Chertoff, who today is head of The Chertoff Group, a security and risk management advisory firm, opened his remarks by describing that when the Internet was designed initially (as a communications system for defense groups), every user was a trusted member. As the Internet has evolved, however, the network expanded to include users who were not always trustworthy and therein gave rise to the issue of cybersecurity.

Chertoff gave numerous examples of the types of attacks faced by different groups around the world today—everyone from the Saudi state oil company to a Silicon Valley electrical substation—and highlighted the fact that cyber attacks can cause not just technological damage, but physical harm. He said protecting critical infrastructure of sectors like energy, finance, and communications should be the shared responsibility of both the government and private sector.

Chertoff closed by laying out a six-step “security road map” for businesses:

  1. Identify what are your post strategic assets.
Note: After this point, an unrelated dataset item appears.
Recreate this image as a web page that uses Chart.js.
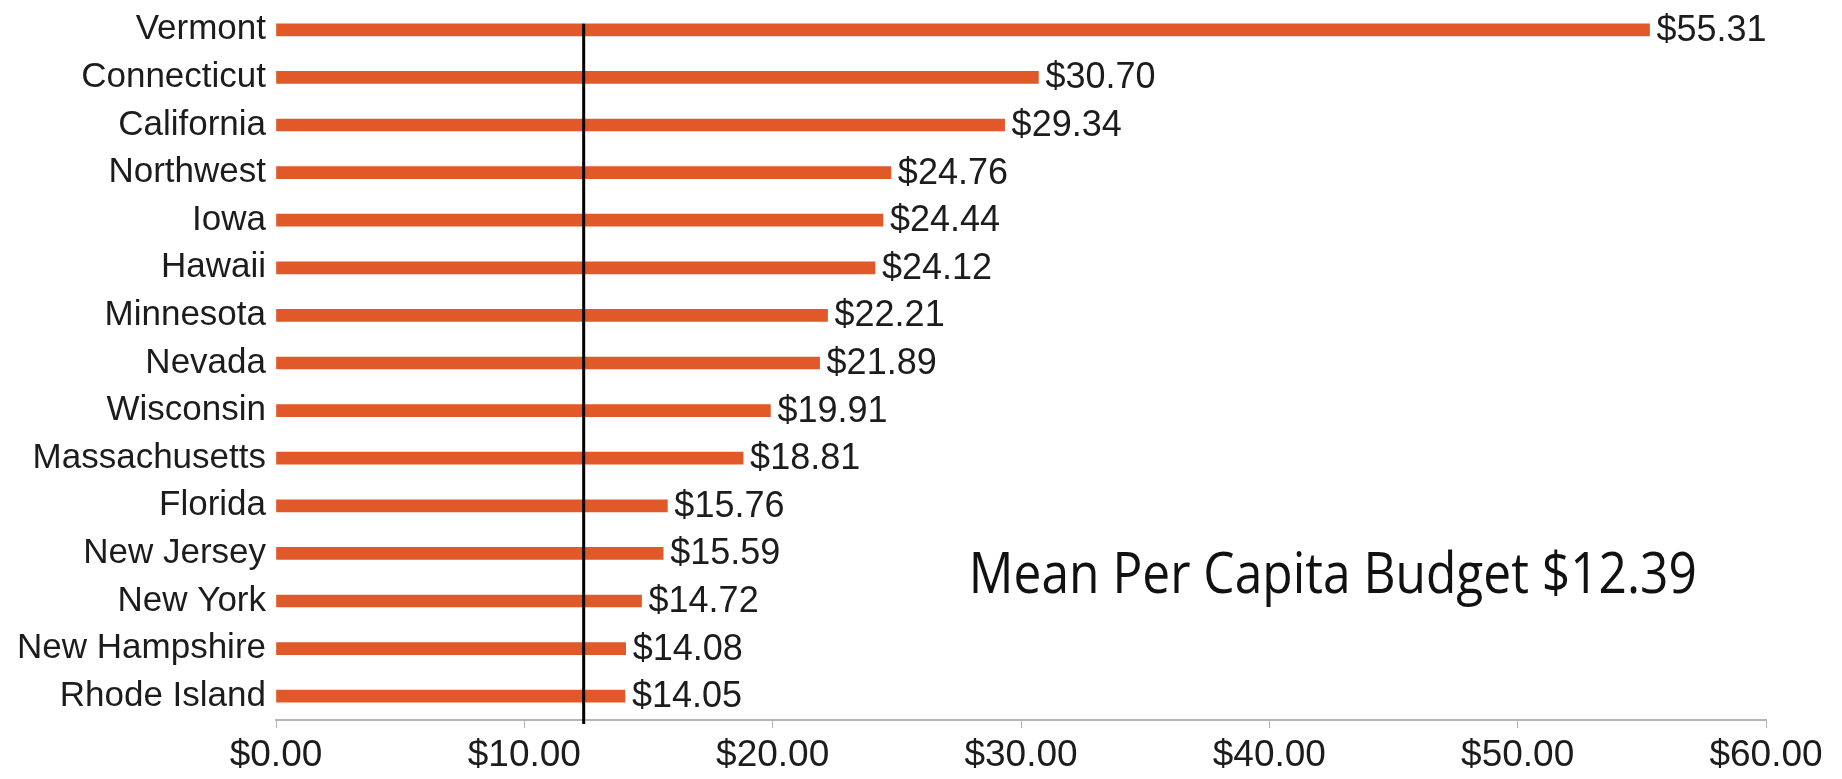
<!DOCTYPE html>
<html>
<head>
<meta charset="utf-8">
<script src="https://cdn.jsdelivr.net/npm/chart.js@4/dist/chart.umd.min.js"></script>
<style>
  html, body { margin: 0; padding: 0; background: #fff; }
  #wrap { width: 1842px; height: 779px; position: relative; }
</style>
</head>
<body>
<div id="wrap"><canvas id="chart"></canvas></div>
<script>
// data
const states = ["Vermont", "Connecticut", "California", "Northwest", "Iowa", "Hawaii",
  "Minnesota", "Nevada", "Wisconsin", "Massachusetts", "Florida", "New Jersey",
  "New York", "New Hampshire", "Rhode Island"]
const budget = [55.31, 30.70, 29.34, 24.76, 24.44, 24.12, 22.21, 21.89, 19.91, 18.81,
  15.76, 15.59, 14.72, 14.08, 14.05]
const meanBudget = 12.39
const xTicks = [0, 10, 20, 30, 40, 50, 60]
const noteText = "Mean Per Capita Budget $" + meanBudget.toFixed(2)

const font = "'Liberation Sans', Arial, sans-serif"
const ink = "#1c1c1c"

// draws the $ value after each bar
const valueLabels = {
  id: 'valueLabels',
  afterDatasetsDraw(chart) {
    const ctx = chart.ctx
    const meta = chart.getDatasetMeta(0)
    ctx.save()
    ctx.font = "36px " + font
    ctx.fillStyle = ink
    ctx.textBaseline = 'middle'
    ctx.textAlign = 'left'
    meta.data.forEach((bar, i) => {
      ctx.fillText("$" + budget[i].toFixed(2), bar.x + 7, bar.y + 1)
    })
    ctx.restore()
  }
}

// mean line + note text
const meanLine = {
  id: 'meanLine',
  afterDraw(chart) {
    const ctx = chart.ctx
    const x = chart.scales.x
    const y = chart.scales.y
    const px = x.getPixelForValue(meanBudget)
    ctx.save()
    ctx.strokeStyle = '#000'
    ctx.lineWidth = 3
    ctx.beginPath()
    ctx.moveTo(px, y.getPixelForValue(0) - 6)
    ctx.lineTo(px, chart.chartArea.bottom + 4)
    ctx.stroke()

    // note
    ctx.font = "57px 'Open Sans', 'Noto Sans', sans-serif"
    ctx.fillStyle = '#111'
    ctx.textBaseline = 'middle'
    const w = ctx.measureText(noteText).width
    const nx = x.getPixelForValue(27.9)
    const ny = y.getPixelForValue(11.5)
    ctx.translate(nx, ny)
    ctx.scale(728 / w, 1)
    ctx.fillText(noteText, 0, 0)
    ctx.restore()
  }
}

new Chart("chart", {
  type: "bar",
  data: {
    labels: states,
    datasets: [{
      data: budget,
      backgroundColor: "#e15829",
      barThickness: 12,
      borderWidth: 0
    }]
  },
  options: {
    indexAxis: 'y',
    responsive: true,
    maintainAspectRatio: false,
    animation: false,
    layout: { padding: { left: 4, right: 76, top: 6, bottom: 0 } },
    plugins: {
      legend: { display: false },
      tooltip: { enabled: false }
    },
    scales: {
      x: {
        min: 0,
        max: 60,
        afterBuildTicks: s => { s.ticks = xTicks.map(v => ({ value: v })) },
        afterFit: s => { s.height = 59 },
        border: { display: true, color: '#b5b5b5', width: 2 },
        grid: { drawOnChartArea: false, drawTicks: true, tickLength: 8, color: '#b5b5b5', lineWidth: 1 },
        ticks: {
          color: ink,
          padding: 6,
          font: { family: font, size: 37 },
          callback: v => "$" + Number(v).toFixed(2)
        }
      },
      y: {
        afterFit: s => { s.width = 272; s.paddingTop = 0; s.paddingBottom = 0 },
        border: { display: false },
        grid: { display: false },
        ticks: {
          color: ink,
          padding: 2,
          font: { family: font, size: 35 }
        }
      }
    }
  },
  plugins: [valueLabels, meanLine]
})
</script>
</body>
</html>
What are you trying to protect?
  2. Inventory your network. Who’s on? Who can get on? What goes on inside your network?
  3. Companies need to train and exercise and test their employees on how they interact on the internet.
  4. Monitor and vet the people who have the highest level of administrative privileges to make sure they’re not creating a threat within the company.
  5. Plan for what happens when something bad occurs. The ability to respond quickly to an incident is the difference between a bad day and a catastrophic day.
  6. Establish redundancy. The ability to have a workaround and compensate if a particular system fails is maybe one of the most essential things you can do.